Israeli politician (1924–2016)

Amnon Linn (אמנון לין; 29 March 1924 – 21 July 2016) was an Israeli politician, jurist and member of Knesset.

==Biography==
Amnon Linn was born in Mishmar HaEmek. His parents were Hava and David (Dodia) Linkovich (later Linn). He became a member of the Hashomer Hatzair youth movement in 1940, and in 1942 joined the Palmach. He was injured in a training accident and dismissed. He met his wife, Ruth Hushi, daughter of Abba Hushi in 1945, and married her later that same year. He has two sons - Shai and Ran, and one daughter - Orna.

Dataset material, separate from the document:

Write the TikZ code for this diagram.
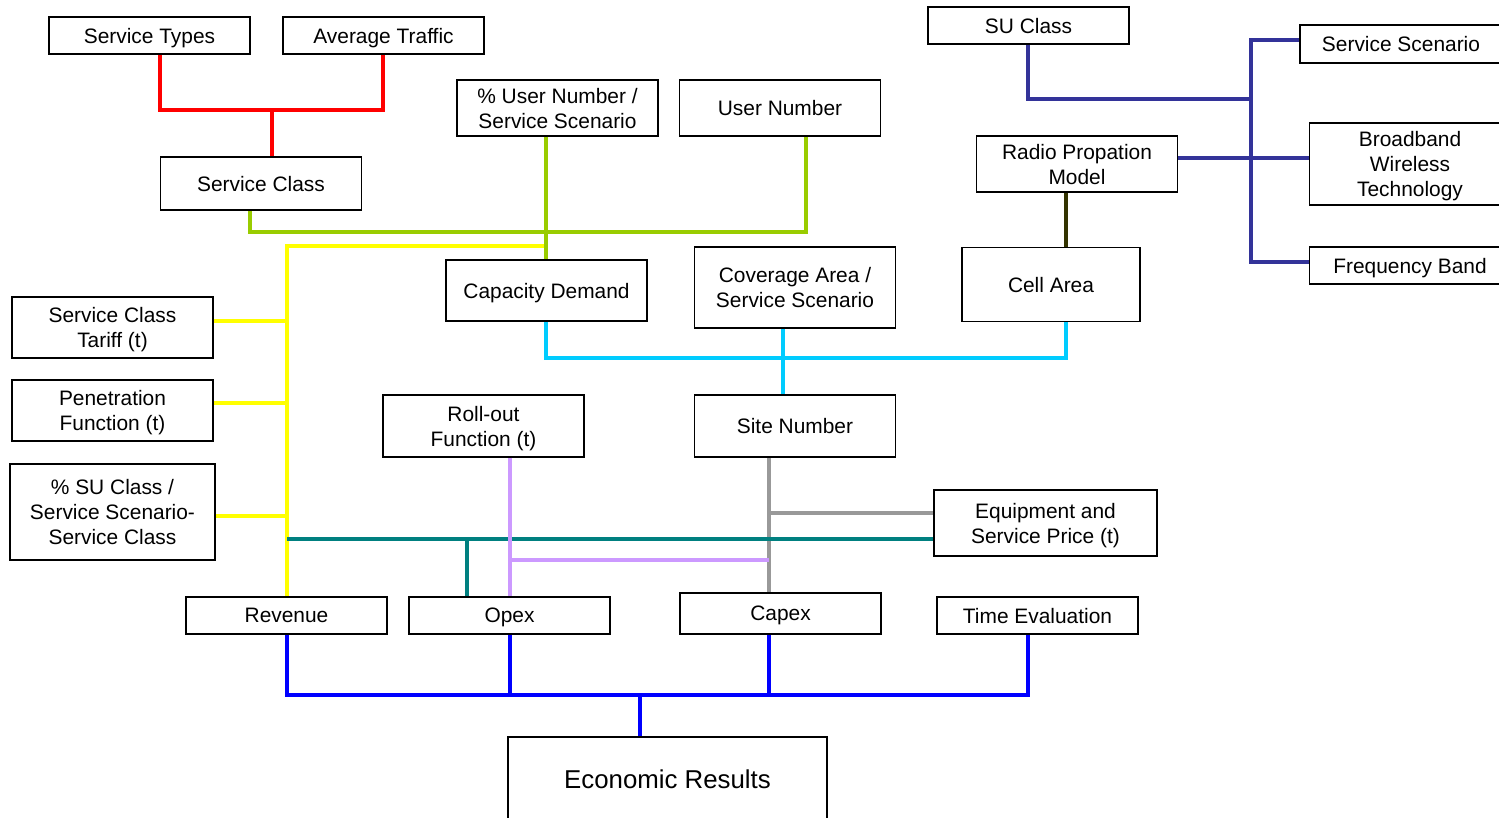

After he recovered from his injury he returned to the Haganah. He studied at the officers' course at the time of the War of Independence and served in the Carmeli Brigade. In this capacity, he took part in the Battle of Haifa. He studied law at the Tel Aviv School of Law and Economics.

==Political career==
Linn joined Mapai, the ruling party, in 1951. Fluent in Arabic, he was appointed director of the Arab Department of the party in the north of the country, a job he held until 1965 when he became national Director of the Arab Department. In the same year Mapai and Ahdut HaAvoda merged to form the Alignment.

In the 1965 elections he narrowly missed out on winning a seat in the Knesset; he was placed 48th on the Alignment's list, but the party won only 45 seats. However, following the resignation of two Alignment MKs and the death of Minister of Police Bechor-Shalom Sheetrit, Linn entered the Knesset in 1967. However, he lost his seat in the 1969 elections.

Linn returned to the Knesset after the 1973 election, this time as a member of Likud. He was re-elected in 1977 and 1981, but in 1982, along with most other members of the Movement for Haifa and the North (which he had founded in 1977), he defected back to the Alignment. He was re-elected in 1984 as an Alignment MK and chaired the Subcommittee for the Civil Guard in the West Bank, but lost his seat in 1988.

In 1978 he was a candidate in the Haifa mayoral election, finishing a distant second behind Aryeh Gur'el.